Understanding the concept of like terms is crucial when simplifying expressions. When you encounter terms that contain the same square root or variable to the same power, you can simplify the expression by adding or subtracting their coefficients. For example, simplifying 6√(17) - 2√(17) involves treating the square root of 17 as the common variable part and simply subtracting the coefficients to get 4√(17). It’s important to remember that only the coefficients change; the variable part remains untouched during this operation.

Subtracting radicals can be thought of as a process similar to subtracting like terms. When dealing with square roots, or any other radicals, subtraction can only occur directly when the radicands – the numbers under the radical sign – are the same. In other words, the radical part must match, similar to how the variable part must match when subtracting like terms.

Here's an insightful approach: imagine the square root as a 'container' holding a number. If two containers (radicals) are holding the same number (they have the same radicand), you can subtract the quantities of these containers. Consider the expression 6√(17) - 8√(17). Both terms have √(17) as their container, hence, you can subtract the numbers in front, which are 6 and 8, to find the result -2√(17). Always ensure that the radicals you want to combine have matching radicands before performing the arithmetic operation of addition or subtraction. This limitation exists because the values of different radicals can vary widely, and combining them without taking this into account would yield an incorrect result.

Operations involving square roots, also known as radical operations, can be easily handled once you understand the basic rules. With square root operations, similar to simplifying algebraic expressions, it's all about combining like terms and ensuring proper arithmetic.

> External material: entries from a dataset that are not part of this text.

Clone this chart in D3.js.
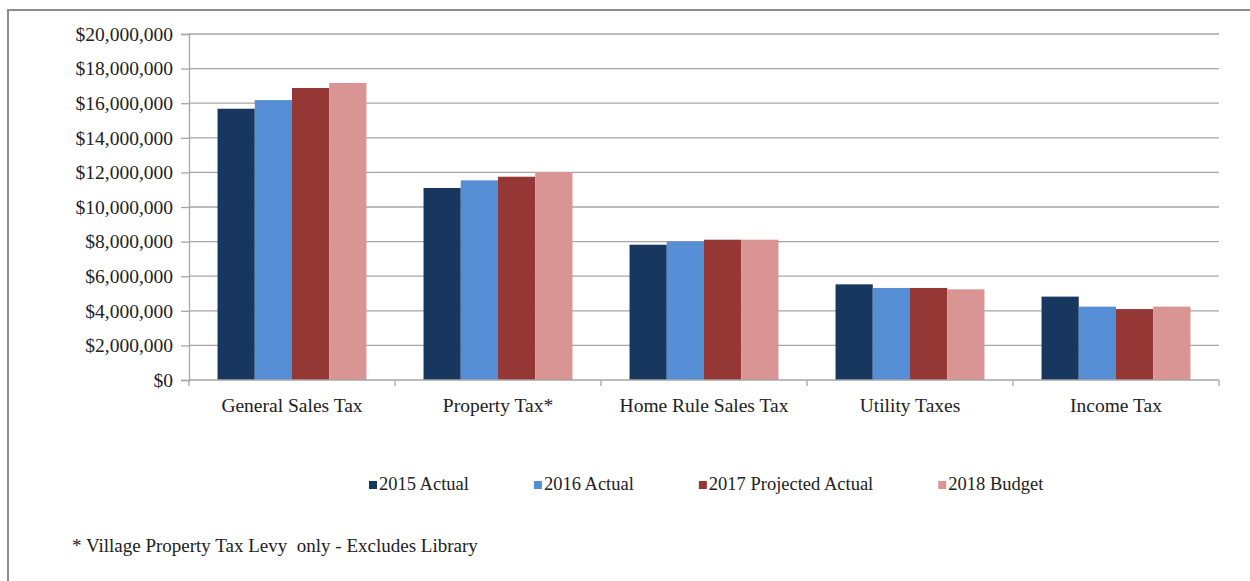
<!DOCTYPE html>
<html>
<head>
<meta charset="utf-8">
<script src="https://cdn.jsdelivr.net/npm/d3@7/dist/d3.min.js"></script>
<style>
  html, body { margin: 0; padding: 0; background: #fff; }
  svg text { font-family: "Liberation Serif", "Times New Roman", Times, serif; white-space: pre; }
</style>
</head>
<body>
<svg id="chart" width="1250" height="581"></svg>
<script>
// Tax revenue by source, four fiscal-year series
const categories = ["General Sales Tax", "Property Tax*", "Home Rule Sales Tax", "Utility Taxes", "Income Tax"];
const seriesNames = ["2015 Actual", "2016 Actual", "2017 Projected Actual", "2018 Budget"];
const actual2015 = [15680000, 11100000, 7820000, 5530000, 4820000];
const actual2016 = [16180000, 11540000, 8010000, 5320000, 4240000];
const projected2017 = [16880000, 11750000, 8110000, 5320000, 4100000];
const budget2018 = [17170000, 12020000, 8110000, 5240000, 4240000];
const yTicks = [0, 2000000, 4000000, 6000000, 8000000, 10000000, 12000000, 14000000, 16000000, 18000000, 20000000];
const footnote = "* Village Property Tax Levy  only - Excludes Library";

const seriesValues = [actual2015, actual2016, projected2017, budget2018];
const colors = ["#17375E", "#558ED5", "#953735", "#D99594"];

const serif = "'Liberation Serif', 'Times New Roman', Times, serif";
const svg = d3.select("#chart");
const plot = { left: 189, right: 1219, top: 34, bottom: 380 };
const gridColor = "#A6A6A6";

// Outer frame
svg.append("rect")
  .attr("x", 8).attr("y", 10)
  .attr("width", 1260).attr("height", 600)
  .attr("fill", "none")
  .attr("stroke", "#8C8C8C")
  .attr("stroke-width", 2);

const x = d3.scaleBand()
  .domain(categories)
  .range([plot.left, plot.right])
  .paddingInner(0.277)
  .paddingOuter(0.1385);

const xInner = d3.scaleBand()
  .domain(seriesNames)
  .range([0, x.bandwidth()])
  .padding(0);

const y = d3.scaleLinear()
  .domain([0, 20000000])
  .range([plot.bottom, plot.top]);

// Horizontal gridlines
svg.append("g")
  .selectAll("line")
  .data(yTicks.filter(d => d > 0))
  .join("line")
  .attr("x1", plot.left).attr("x2", plot.right)
  .attr("y1", d => y(d)).attr("y2", d => y(d))
  .attr("stroke", gridColor)
  .attr("stroke-width", 1.3);

// Bars
const groups = svg.append("g")
  .selectAll("g")
  .data(categories)
  .join("g")
  .attr("transform", d => `translate(${x(d)},0)`);

groups.selectAll("rect")
  .data((c, i) => seriesNames.map((s, k) => ({ series: s, k, value: seriesValues[k][i] })))
  .join("rect")
  .attr("x", d => xInner(d.series))
  .attr("y", d => y(d.value))
  .attr("width", xInner.bandwidth())
  .attr("height", d => y(0) - y(d.value))
  .attr("fill", d => colors[d.k]);

// Y axis
const yAxis = svg.append("g")
  .attr("transform", `translate(${plot.left},0)`)
  .call(d3.axisLeft(y)
    .tickValues(yTicks)
    .tickSize(8)
    .tickPadding(8)
    .tickFormat(d => "$" + d3.format(",")(d)));
yAxis.attr("font-family", serif);
yAxis.select(".domain").attr("stroke", gridColor).attr("stroke-width", 1.3);
yAxis.selectAll(".tick line").attr("stroke", gridColor).attr("stroke-width", 1.3);
yAxis.selectAll(".tick text")
  .attr("fill", "#222")
  .style("font-size", "19.5px")
  .style("font-family", serif);

// X axis baseline, boundary ticks and category labels
svg.append("line")
  .attr("x1", plot.left).attr("x2", plot.right)
  .attr("y1", plot.bottom).attr("y2", plot.bottom)
  .attr("stroke", gridColor).attr("stroke-width", 1.3);

const step = x.step();
const boundaries = d3.range(categories.length + 1).map(i => plot.left + i * step);
svg.append("g")
  .selectAll("line")
  .data(boundaries)
  .join("line")
  .attr("x1", d => d).attr("x2", d => d)
  .attr("y1", plot.bottom).attr("y2", plot.bottom + 6)
  .attr("stroke", gridColor).attr("stroke-width", 1.3);

svg.append("g")
  .selectAll("text")
  .data(categories)
  .join("text")
  .attr("x", d => x(d) + x.bandwidth() / 2)
  .attr("y", 412)
  .attr("text-anchor", "middle")
  .attr("fill", "#222")
  .style("font-family", serif)
  .style("font-size", "19.5px")
  .text(d => d);

// Legend
const legend = svg.append("g");
let lx = 369;
seriesNames.forEach((name, k) => {
  legend.append("rect")
    .attr("x", lx).attr("y", 481)
    .attr("width", 8).attr("height", 8)
    .attr("fill", colors[k]);
  const t = legend.append("text")
    .attr("x", lx + 10).attr("y", 490)
    .attr("fill", "#222")
    .style("font-family", serif)
    .style("font-size", "18.5px")
    .text(name);
  lx += 10 + t.node().getComputedTextLength() + 65;
});

// Footnote
svg.append("text")
  .attr("x", 72).attr("y", 552)
  .attr("fill", "#222")
  .style("font-family", serif)
  .style("font-size", "19px")
  .text(footnote);
</script>
</body>
</html>
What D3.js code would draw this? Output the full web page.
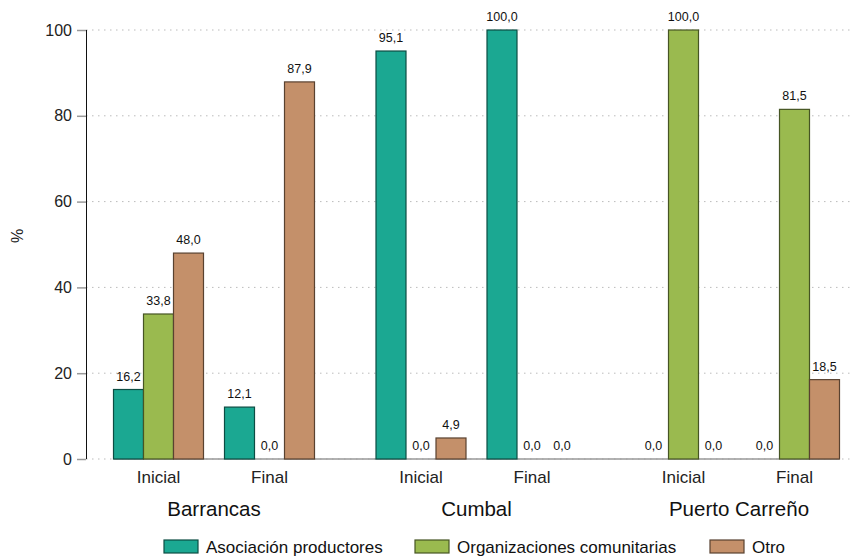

When simplifying expressions that involve square roots, first look for like radicals—those with the same number under the radical sign. Like terms with square roots can be added or subtracted by combining their numerical coefficients, as long as the radicand remains the same. It's essential, however, not to combine different square roots by their radical part; this is a common mistake among students learning these concepts.

Next, consider any possibility of simplifying individual square roots. For example, the square root of 18 can be expressed as √(9*2) = 3√(2), taking the square root of 9 out of the radical since it's a perfect square. This simplification of individual terms makes the overall expression easier to work with. If combining and simplifying doesn’t yield a more straightforward expression, the terms are likely not able to be combined, and should be left as they are. Practicing these rules will help you feel more confident when performing operations with square roots and ensure that you can simplify and manipulate these expressions correctly.